ENTRIES SUPPLIED
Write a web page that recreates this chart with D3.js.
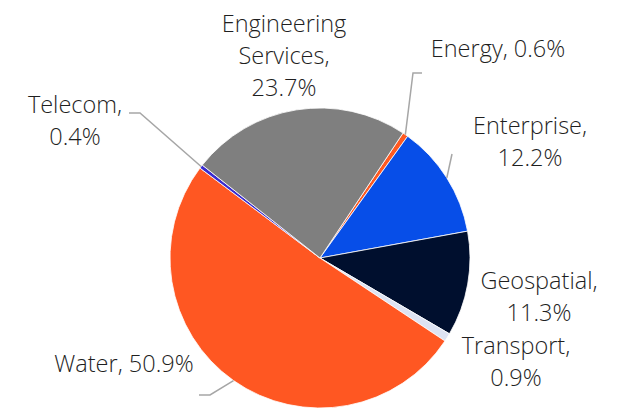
<!DOCTYPE html>
<html>
<head>
<meta charset="utf-8">
<script src="https://cdn.jsdelivr.net/npm/d3@7"></script>
<style>
  body { margin: 0; background: #fff; }
  text { font-family: "Open Sans", "Noto Sans", sans-serif; font-size: 23.5px; font-weight: 300; fill: #1F1F1F; }
</style>
</head>
<body>
<div id="pie-chart"></div>
<script>
// Data (clockwise, starting with Energy)
const categories = ["Energy", "Enterprise", "Geospatial", "Transport", "Water", "Telecom", "Engineering Services"];
const shares = [0.6, 12.2, 11.3, 0.9, 50.9, 0.4, 23.7];
const colours = ["#FF5A22", "#074EE8", "#000F2E", "#DDE3F3", "#FF5722", "#3A2BD0", "#7F7F7F"];

const width = 620;
const height = 408;
const cx = 320, cy = 258, radius = 150;
const startDeg = 33.6;

const svg = d3.select("#pie-chart")
  .append("svg")
    .attr("width", width)
    .attr("height", height);

const pie = d3.pie()
  .sort(null)
  .value(d => d)
  .startAngle(startDeg * Math.PI / 180)
  .endAngle(startDeg * Math.PI / 180 + 2 * Math.PI);

const arcs = pie(shares);
const arc = d3.arc().innerRadius(0).outerRadius(radius);

const chart = svg.append("g")
  .attr("transform", `translate(${cx}, ${cy})`);

chart.selectAll("path")
  .data(arcs)
  .join("path")
    .attr("d", arc)
    .attr("fill", (d, i) => colours[i])
    .attr("stroke", "#fff")
    .attr("stroke-width", 0.8);

// point on the rim at the middle of a slice
const rim = d => {
  const a = (d.startAngle + d.endAngle) / 2;
  return [cx + radius * Math.sin(a), cy - radius * Math.cos(a)];
};

// label layout: lines of text, anchor x, first baseline, leader line bends
const labels = [
  {lines: ["Energy, 0.6%"], x: 498, y: 57, leader: [[413, 73], [422, 73]]},
  {lines: ["Enterprise,", "12.2%"], x: 530, y: 134, leader: [[452, 154]]},
  {lines: ["Geospatial,", "11.3%"], x: 539, y: 289, leader: null},
  {lines: ["Transport,", "0.9%"], x: 516, y: 354, leader: null},
  {lines: ["Water, 50.9%"], x: 124, y: 372, leader: [[210, 395], [199, 395]]},
  {lines: ["Telecom,", "0.4%"], x: 75, y: 113, leader: [[140, 113], [129, 113]]},
  {lines: ["Engineering", "Services,", "23.7%"], x: 284, y: 32, leader: null}
];

const lineHeight = 32;

labels.forEach((l, i) => {
  if (l.leader) {
    const pts = [rim(arcs[i]), ...l.leader];
    svg.append("path")
      .attr("d", d3.line()(pts))
      .attr("fill", "none")
      .attr("stroke", "#A6A6A6")
      .attr("stroke-width", 1.5);
  }
  const t = svg.append("text")
    .attr("text-anchor", "middle")
    .attr("x", l.x)
    .attr("y", l.y);
  l.lines.forEach((s, j) => {
    t.append("tspan")
      .attr("x", l.x)
      .attr("dy", j === 0 ? 0 : lineHeight)
      .text(s);
  });
});
</script>
</body>
</html>
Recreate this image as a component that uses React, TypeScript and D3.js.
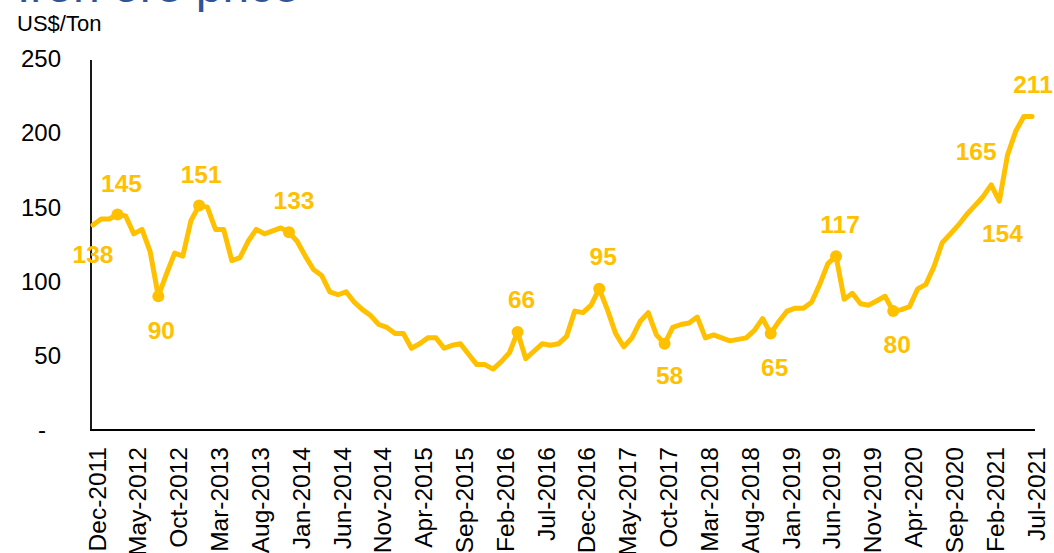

EXERCISE INSTRUCTIONS
Every record above should be written out again without change, except that the pictures are left out.

OUTPUT FOR THIS TASK
Write a web page that recreates this chart with D3.js.
<!DOCTYPE html>
<html>
<head>
<meta charset="utf-8">
<script src="https://cdn.jsdelivr.net/npm/d3@7"></script>
<style>
  body { margin: 0; background: #fff; }
  text { font-family: "Open Sans", "Noto Sans", sans-serif; font-size: 23.5px; font-weight: 300; fill: #1F1F1F; }
</style>
</head>
<body>
<div id="pie-chart"></div>
<script>
// Data (clockwise, starting with Energy)
const categories = ["Energy", "Enterprise", "Geospatial", "Transport", "Water", "Telecom", "Engineering Services"];
const shares = [0.6, 12.2, 11.3, 0.9, 50.9, 0.4, 23.7];
const colours = ["#FF5A22", "#074EE8", "#000F2E", "#DDE3F3", "#FF5722", "#3A2BD0", "#7F7F7F"];

const width = 620;
const height = 408;
const cx = 320, cy = 258, radius = 150;
const startDeg = 33.6;

const svg = d3.select("#pie-chart")
  .append("svg")
    .attr("width", width)
    .attr("height", height);

const pie = d3.pie()
  .sort(null)
  .value(d => d)
  .startAngle(startDeg * Math.PI / 180)
  .endAngle(startDeg * Math.PI / 180 + 2 * Math.PI);

const arcs = pie(shares);
const arc = d3.arc().innerRadius(0).outerRadius(radius);

const chart = svg.append("g")
  .attr("transform", `translate(${cx}, ${cy})`);

chart.selectAll("path")
  .data(arcs)
  .join("path")
    .attr("d", arc)
    .attr("fill", (d, i) => colours[i])
    .attr("stroke", "#fff")
    .attr("stroke-width", 0.8);

// point on the rim at the middle of a slice
const rim = d => {
  const a = (d.startAngle + d.endAngle) / 2;
  return [cx + radius * Math.sin(a), cy - radius * Math.cos(a)];
};

// label layout: lines of text, anchor x, first baseline, leader line bends
const labels = [
  {lines: ["Energy, 0.6%"], x: 498, y: 57, leader: [[413, 73], [422, 73]]},
  {lines: ["Enterprise,", "12.2%"], x: 530, y: 134, leader: [[452, 154]]},
  {lines: ["Geospatial,", "11.3%"], x: 539, y: 289, leader: null},
  {lines: ["Transport,", "0.9%"], x: 516, y: 354, leader: null},
  {lines: ["Water, 50.9%"], x: 124, y: 372, leader: [[210, 395], [199, 395]]},
  {lines: ["Telecom,", "0.4%"], x: 75, y: 113, leader: [[140, 113], [129, 113]]},
  {lines: ["Engineering", "Services,", "23.7%"], x: 284, y: 32, leader: null}
];

const lineHeight = 32;

labels.forEach((l, i) => {
  if (l.leader) {
    const pts = [rim(arcs[i]), ...l.leader];
    svg.append("path")
      .attr("d", d3.line()(pts))
      .attr("fill", "none")
      .attr("stroke", "#A6A6A6")
      .attr("stroke-width", 1.5);
  }
  const t = svg.append("text")
    .attr("text-anchor", "middle")
    .attr("x", l.x)
    .attr("y", l.y);
  l.lines.forEach((s, j) => {
    t.append("tspan")
      .attr("x", l.x)
      .attr("dy", j === 0 ? 0 : lineHeight)
      .text(s);
  });
});
</script>
</body>
</html>
Recreate this image as a component that uses React, TypeScript and D3.js.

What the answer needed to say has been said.